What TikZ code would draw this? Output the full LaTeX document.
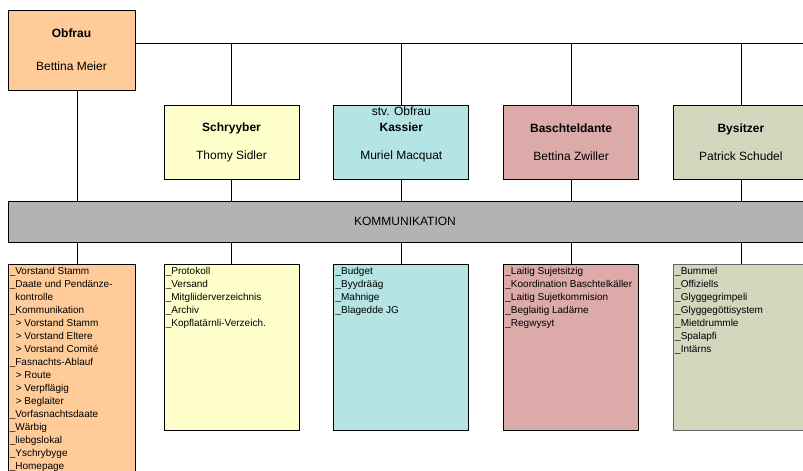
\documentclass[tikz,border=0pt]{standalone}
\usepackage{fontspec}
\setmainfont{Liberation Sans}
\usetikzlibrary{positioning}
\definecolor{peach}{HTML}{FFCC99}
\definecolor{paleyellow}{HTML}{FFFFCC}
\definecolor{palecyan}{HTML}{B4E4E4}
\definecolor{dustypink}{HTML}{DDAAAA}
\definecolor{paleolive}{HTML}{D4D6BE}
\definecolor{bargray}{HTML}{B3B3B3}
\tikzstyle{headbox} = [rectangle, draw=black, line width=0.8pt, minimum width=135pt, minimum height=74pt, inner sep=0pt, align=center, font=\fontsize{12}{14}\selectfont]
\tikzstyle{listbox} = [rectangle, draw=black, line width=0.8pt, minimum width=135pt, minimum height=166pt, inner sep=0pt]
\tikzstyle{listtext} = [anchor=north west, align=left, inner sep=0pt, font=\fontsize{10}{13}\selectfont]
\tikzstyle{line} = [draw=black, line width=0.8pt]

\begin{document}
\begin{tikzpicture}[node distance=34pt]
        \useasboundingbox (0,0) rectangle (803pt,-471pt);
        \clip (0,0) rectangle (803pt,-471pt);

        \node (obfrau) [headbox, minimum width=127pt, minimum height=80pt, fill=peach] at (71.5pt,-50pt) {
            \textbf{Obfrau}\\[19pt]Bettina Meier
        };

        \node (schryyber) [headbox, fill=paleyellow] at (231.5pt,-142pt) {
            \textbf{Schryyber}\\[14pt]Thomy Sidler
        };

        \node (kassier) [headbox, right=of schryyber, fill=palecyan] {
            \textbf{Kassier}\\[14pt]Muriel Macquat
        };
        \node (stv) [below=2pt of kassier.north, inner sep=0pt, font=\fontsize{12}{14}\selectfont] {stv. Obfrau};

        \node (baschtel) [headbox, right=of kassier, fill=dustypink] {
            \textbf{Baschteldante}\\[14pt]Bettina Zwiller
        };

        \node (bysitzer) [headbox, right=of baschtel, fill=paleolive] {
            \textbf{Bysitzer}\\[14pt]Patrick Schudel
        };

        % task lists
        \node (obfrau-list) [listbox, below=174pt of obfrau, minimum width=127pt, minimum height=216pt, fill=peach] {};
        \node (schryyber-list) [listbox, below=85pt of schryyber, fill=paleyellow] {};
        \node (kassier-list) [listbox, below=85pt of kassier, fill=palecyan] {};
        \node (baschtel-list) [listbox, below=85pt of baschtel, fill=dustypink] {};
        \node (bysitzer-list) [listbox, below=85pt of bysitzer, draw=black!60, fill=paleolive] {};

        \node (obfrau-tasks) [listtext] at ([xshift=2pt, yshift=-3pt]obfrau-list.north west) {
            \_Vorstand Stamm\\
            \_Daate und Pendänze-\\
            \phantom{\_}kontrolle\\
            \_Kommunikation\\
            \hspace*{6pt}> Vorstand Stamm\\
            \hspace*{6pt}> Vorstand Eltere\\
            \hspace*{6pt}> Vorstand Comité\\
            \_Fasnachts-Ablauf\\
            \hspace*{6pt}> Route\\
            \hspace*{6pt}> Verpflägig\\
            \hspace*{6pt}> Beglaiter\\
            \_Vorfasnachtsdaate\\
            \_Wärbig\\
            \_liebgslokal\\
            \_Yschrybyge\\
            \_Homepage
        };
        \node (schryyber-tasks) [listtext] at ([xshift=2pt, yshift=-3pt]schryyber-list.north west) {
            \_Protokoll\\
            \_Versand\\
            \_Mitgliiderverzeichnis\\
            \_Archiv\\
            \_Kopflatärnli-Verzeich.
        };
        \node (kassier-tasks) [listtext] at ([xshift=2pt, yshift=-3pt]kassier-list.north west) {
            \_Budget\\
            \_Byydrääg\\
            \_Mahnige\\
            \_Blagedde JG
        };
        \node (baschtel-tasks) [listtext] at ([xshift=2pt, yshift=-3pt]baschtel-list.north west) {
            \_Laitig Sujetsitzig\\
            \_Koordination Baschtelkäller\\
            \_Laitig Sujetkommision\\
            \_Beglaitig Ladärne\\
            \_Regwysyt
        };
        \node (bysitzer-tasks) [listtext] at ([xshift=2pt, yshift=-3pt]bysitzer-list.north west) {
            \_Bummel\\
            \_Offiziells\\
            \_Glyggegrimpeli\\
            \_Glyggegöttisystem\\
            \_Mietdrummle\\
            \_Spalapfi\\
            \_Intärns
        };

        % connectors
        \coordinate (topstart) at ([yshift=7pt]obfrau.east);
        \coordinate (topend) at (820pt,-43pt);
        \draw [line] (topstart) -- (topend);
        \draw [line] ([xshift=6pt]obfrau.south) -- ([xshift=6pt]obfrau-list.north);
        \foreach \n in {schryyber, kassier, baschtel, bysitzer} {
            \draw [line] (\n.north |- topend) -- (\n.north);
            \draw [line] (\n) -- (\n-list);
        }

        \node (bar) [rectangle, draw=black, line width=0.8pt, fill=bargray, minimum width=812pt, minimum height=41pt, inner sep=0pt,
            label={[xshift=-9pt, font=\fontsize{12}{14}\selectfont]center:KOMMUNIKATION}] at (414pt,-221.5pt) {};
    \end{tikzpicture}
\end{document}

═══

Transcribe all of the material exactly, leaving out whatever pictures it contains.

• FULL SOLUTION:
What TikZ code would draw this? Output the full LaTeX document.
\documentclass[tikz,border=0pt]{standalone}
\usepackage{fontspec}
\setmainfont{Liberation Sans}
\usetikzlibrary{positioning}
\definecolor{peach}{HTML}{FFCC99}
\definecolor{paleyellow}{HTML}{FFFFCC}
\definecolor{palecyan}{HTML}{B4E4E4}
\definecolor{dustypink}{HTML}{DDAAAA}
\definecolor{paleolive}{HTML}{D4D6BE}
\definecolor{bargray}{HTML}{B3B3B3}
\tikzstyle{headbox} = [rectangle, draw=black, line width=0.8pt, minimum width=135pt, minimum height=74pt, inner sep=0pt, align=center, font=\fontsize{12}{14}\selectfont]
\tikzstyle{listbox} = [rectangle, draw=black, line width=0.8pt, minimum width=135pt, minimum height=166pt, inner sep=0pt]
\tikzstyle{listtext} = [anchor=north west, align=left, inner sep=0pt, font=\fontsize{10}{13}\selectfont]
\tikzstyle{line} = [draw=black, line width=0.8pt]

\begin{document}
\begin{tikzpicture}[node distance=34pt]
        \useasboundingbox (0,0) rectangle (803pt,-471pt);
        \clip (0,0) rectangle (803pt,-471pt);

        \node (obfrau) [headbox, minimum width=127pt, minimum height=80pt, fill=peach] at (71.5pt,-50pt) {
            \textbf{Obfrau}\\[19pt]Bettina Meier
        };

        \node (schryyber) [headbox, fill=paleyellow] at (231.5pt,-142pt) {
            \textbf{Schryyber}\\[14pt]Thomy Sidler
        };

        \node (kassier) [headbox, right=of schryyber, fill=palecyan] {
            \textbf{Kassier}\\[14pt]Muriel Macquat
        };
        \node (stv) [below=2pt of kassier.north, inner sep=0pt, font=\fontsize{12}{14}\selectfont] {stv. Obfrau};

        \node (baschtel) [headbox, right=of kassier, fill=dustypink] {
            \textbf{Baschteldante}\\[14pt]Bettina Zwiller
        };

        \node (bysitzer) [headbox, right=of baschtel, fill=paleolive] {
            \textbf{Bysitzer}\\[14pt]Patrick Schudel
        };

        % task lists
        \node (obfrau-list) [listbox, below=174pt of obfrau, minimum width=127pt, minimum height=216pt, fill=peach] {};
        \node (schryyber-list) [listbox, below=85pt of schryyber, fill=paleyellow] {};
        \node (kassier-list) [listbox, below=85pt of kassier, fill=palecyan] {};
        \node (baschtel-list) [listbox, below=85pt of baschtel, fill=dustypink] {};
        \node (bysitzer-list) [listbox, below=85pt of bysitzer, draw=black!60, fill=paleolive] {};

        \node (obfrau-tasks) [listtext] at ([xshift=2pt, yshift=-3pt]obfrau-list.north west) {
            \_Vorstand Stamm\\
            \_Daate und Pendänze-\\
            \phantom{\_}kontrolle\\
            \_Kommunikation\\
            \hspace*{6pt}> Vorstand Stamm\\
            \hspace*{6pt}> Vorstand Eltere\\
            \hspace*{6pt}> Vorstand Comité\\
            \_Fasnachts-Ablauf\\
            \hspace*{6pt}> Route\\
            \hspace*{6pt}> Verpflägig\\
            \hspace*{6pt}> Beglaiter\\
            \_Vorfasnachtsdaate\\
            \_Wärbig\\
            \_liebgslokal\\
            \_Yschrybyge\\
            \_Homepage
        };
        \node (schryyber-tasks) [listtext] at ([xshift=2pt, yshift=-3pt]schryyber-list.north west) {
            \_Protokoll\\
            \_Versand\\
            \_Mitgliiderverzeichnis\\
            \_Archiv\\
            \_Kopflatärnli-Verzeich.
        };
        \node (kassier-tasks) [listtext] at ([xshift=2pt, yshift=-3pt]kassier-list.north west) {
            \_Budget\\
            \_Byydrääg\\
            \_Mahnige\\
            \_Blagedde JG
        };
        \node (baschtel-tasks) [listtext] at ([xshift=2pt, yshift=-3pt]baschtel-list.north west) {
            \_Laitig Sujetsitzig\\
            \_Koordination Baschtelkäller\\
            \_Laitig Sujetkommision\\
            \_Beglaitig Ladärne\\
            \_Regwysyt
        };
        \node (bysitzer-tasks) [listtext] at ([xshift=2pt, yshift=-3pt]bysitzer-list.north west) {
            \_Bummel\\
            \_Offiziells\\
            \_Glyggegrimpeli\\
            \_Glyggegöttisystem\\
            \_Mietdrummle\\
            \_Spalapfi\\
            \_Intärns
        };

        % connectors
        \coordinate (topstart) at ([yshift=7pt]obfrau.east);
        \coordinate (topend) at (820pt,-43pt);
        \draw [line] (topstart) -- (topend);
        \draw [line] ([xshift=6pt]obfrau.south) -- ([xshift=6pt]obfrau-list.north);
        \foreach \n in {schryyber, kassier, baschtel, bysitzer} {
            \draw [line] (\n.north |- topend) -- (\n.north);
            \draw [line] (\n) -- (\n-list);
        }

        \node (bar) [rectangle, draw=black, line width=0.8pt, fill=bargray, minimum width=812pt, minimum height=41pt, inner sep=0pt,
            label={[xshift=-9pt, font=\fontsize{12}{14}\selectfont]center:KOMMUNIKATION}] at (414pt,-221.5pt) {};
    \end{tikzpicture}
\end{document}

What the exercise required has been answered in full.